▶ **Exercise description**
Pictures stay out. Extract the lines below from the first one through the line with "nan = np.nan", both included.

[Plotting code records]
• • •
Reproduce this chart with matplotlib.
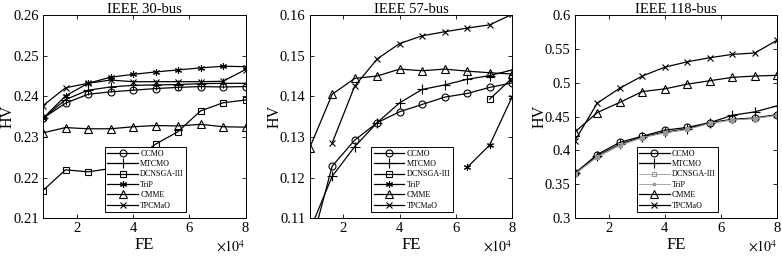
import matplotlib
matplotlib.use('Agg')
import matplotlib.pyplot as plt
import numpy as np
from matplotlib.ticker import FuncFormatter

plt.rcParams['font.family'] = ['Liberation Serif', 'DejaVu Serif']
plt.rcParams['mathtext.fontset'] = 'stix'

# FE in units of 1e4
fe = [0.8, 1.6, 2.4, 3.2, 4.0, 4.8, 5.6, 6.4, 7.2, 8.0]
algos = ['CCMO', 'MTCMO', 'DCNSGA-III', 'TriP', 'CMME', 'TPCMaO']
nan = np.nan

# IEEE 30-bus
hv30 = {
    'CCMO':       [0.2346, 0.2383, 0.2405, 0.2411, 0.2415, 0.2419, 0.2422, 0.2424, 0.2423, 0.2424],
    'MTCMO':      [0.2346, 0.2392, 0.2415, 0.2423, 0.2427, 0.2428, 0.2429, 0.2431, 0.2432, 0.2432],
    'DCNSGA-III': [0.2168, 0.2219, 0.2214, 0.2222, 0.2242, 0.2282, 0.2313, 0.2364, 0.2384, 0.2391],
    'TriP':       [0.2346, 0.2401, 0.2432, 0.2447, 0.2454, 0.2460, 0.2465, 0.2470, 0.2474, 0.2473],
    'CMME':       [0.2310, 0.2323, 0.2320, 0.2320, 0.2325, 0.2328, 0.2327, 0.2331, 0.2325, 0.2324],
    'TPCMaO':     [0.2377, 0.2421, 0.2432, 0.2440, 0.2436, 0.2436, 0.2436, 0.2436, 0.2437, 0.2466],
}

# IEEE 57-bus
hv57 = {
    'CCMO':       [0.1019, 0.1228, 0.1292, 0.1335, 0.1362, 0.1380, 0.1398, 0.1407, 0.1422, 0.1433],
    'MTCMO':      [0.1069, 0.1203, 0.1276, 0.1335, 0.1384, 0.1417, 0.1428, 0.1442, 0.1451, 0.1465],
    'DCNSGA-III': [nan, nan, nan, nan, nan, nan, nan, nan, 0.1393, 0.1445],
    'TriP':       [nan, nan, nan, nan, nan, nan, nan, 0.1225, 0.1280, 0.1399],
    'CMME':       [0.1273, 0.1405, 0.1444, 0.1450, 0.1467, 0.1463, 0.1467, 0.1462, 0.1458, 0.1455],
    'TPCMaO':     [nan, 0.1285, 0.1425, 0.1492, 0.1530, 0.1549, 0.1559, 0.1568, 0.1576, 0.1602],
}

# IEEE 118-bus
hv118 = {
    'CCMO':       [0.366, 0.394, 0.412, 0.421, 0.430, 0.434, 0.441, 0.446, 0.448, 0.453],
    'MTCMO':      [0.366, 0.392, 0.409, 0.420, 0.427, 0.432, 0.441, 0.452, 0.457, 0.466],
    'DCNSGA-III': [0.365, 0.391, 0.408, 0.419, 0.426, 0.431, 0.440, 0.445, 0.447, 0.452],
    'TriP':       [0.365, 0.390, 0.407, 0.419, 0.426, 0.431, 0.440, 0.445, 0.447, 0.452],
    'CMME':       [0.427, 0.456, 0.471, 0.487, 0.491, 0.498, 0.503, 0.508, 0.510, 0.511],
    'TPCMaO':     [0.414, 0.470, 0.492, 0.510, 0.523, 0.531, 0.537, 0.542, 0.544, 0.563],
}

panels = [('IEEE 30-bus', hv30, (0.21, 0.26), [0.21, 0.22, 0.23, 0.24, 0.25, 0.26]),
          ('IEEE 57-bus', hv57, (0.11, 0.16), [0.11, 0.12, 0.13, 0.14, 0.15, 0.16]),
          ('IEEE 118-bus', hv118, (0.3, 0.6), [0.3, 0.35, 0.4, 0.45, 0.5, 0.55, 0.6])]

asterisk = (6, 2, 0)
styles = {
    'CCMO':       dict(marker='o', ms=5),
    'MTCMO':      dict(marker='+', ms=6.5),
    'DCNSGA-III': dict(marker='s', ms=4.3),
    'TriP':       dict(marker=asterisk, ms=5),
    'CMME':       dict(marker='^', ms=5.3),
    'TPCMaO':     dict(marker='x', ms=4.3),
}

fig = plt.figure(figsize=(7.82, 2.56), dpi=100)
lefts = [0.055, 0.396, 0.735]
w = 0.259
for k, (title, data, ylim, yticks) in enumerate(panels):
    ax = fig.add_axes([lefts[k], 0.148, w, 0.793])
    for name in algos:
        st = dict(styles[name])
        color = 'k'
        lw = 0.9
        if k == 2 and name in ('DCNSGA-III', 'TriP'):
            color = '0.6'
            lw = 0.6
            st['ms'] = 2.5
        ax.plot(fe, data[name], color=color, lw=lw, mfc='none', mec=color,
                mew=0.8, label=name, **st)
    ax.set_xlim(0.8, 8)
    ax.set_ylim(*ylim)
    ax.set_xticks([2, 4, 6, 8])
    ax.set_yticks(yticks)
    ax.yaxis.set_major_formatter(FuncFormatter(lambda v, p: '%g' % round(v, 3)))
    ax.tick_params(direction='in', top=True, right=True, labelsize=10.5,
                   length=3, width=0.6, pad=3)
    for s in ax.spines.values():
        s.set_linewidth(0.7)
    ax.set_title(title, fontsize=10.5, pad=1.5)
    ax.set_xlabel('FE', fontsize=12)
    ax.xaxis.set_label_coords(0.5, -0.094)
    ax.set_ylabel('HV', fontsize=11.5)
    ax.yaxis.set_label_coords(-0.135, 0.5)
    ax.text(1.0, -0.105, r'$\times10^4$', transform=ax.transAxes, fontsize=10,
            ha='right', va='top')
    leg = ax.legend(loc='lower left', bbox_to_anchor=(0.305, 0.03), fontsize=5.8,
                    frameon=True, fancybox=False, edgecolor='k', framealpha=1,
                    handlelength=3.8, labelspacing=0.3, borderpad=0.3,
                    handletextpad=0.3, borderaxespad=0)
    leg.get_frame().set_linewidth(0.7)

fig.savefig('out.png', dpi=100)
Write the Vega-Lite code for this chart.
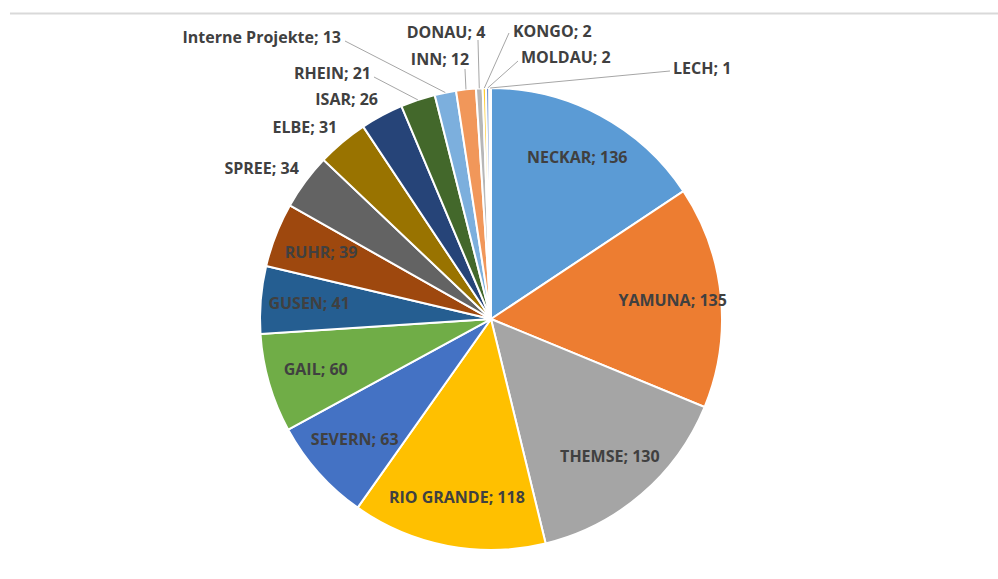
• • •
▶ **The reply**
Reproduce this chart with matplotlib.
import matplotlib
matplotlib.use('Agg')
import matplotlib.pyplot as plt
import numpy as np
from matplotlib.ticker import FuncFormatter

plt.rcParams['font.family'] = ['Liberation Serif', 'DejaVu Serif']
plt.rcParams['mathtext.fontset'] = 'stix'

# FE in units of 1e4
fe = [0.8, 1.6, 2.4, 3.2, 4.0, 4.8, 5.6, 6.4, 7.2, 8.0]
algos = ['CCMO', 'MTCMO', 'DCNSGA-III', 'TriP', 'CMME', 'TPCMaO']
nan = np.nan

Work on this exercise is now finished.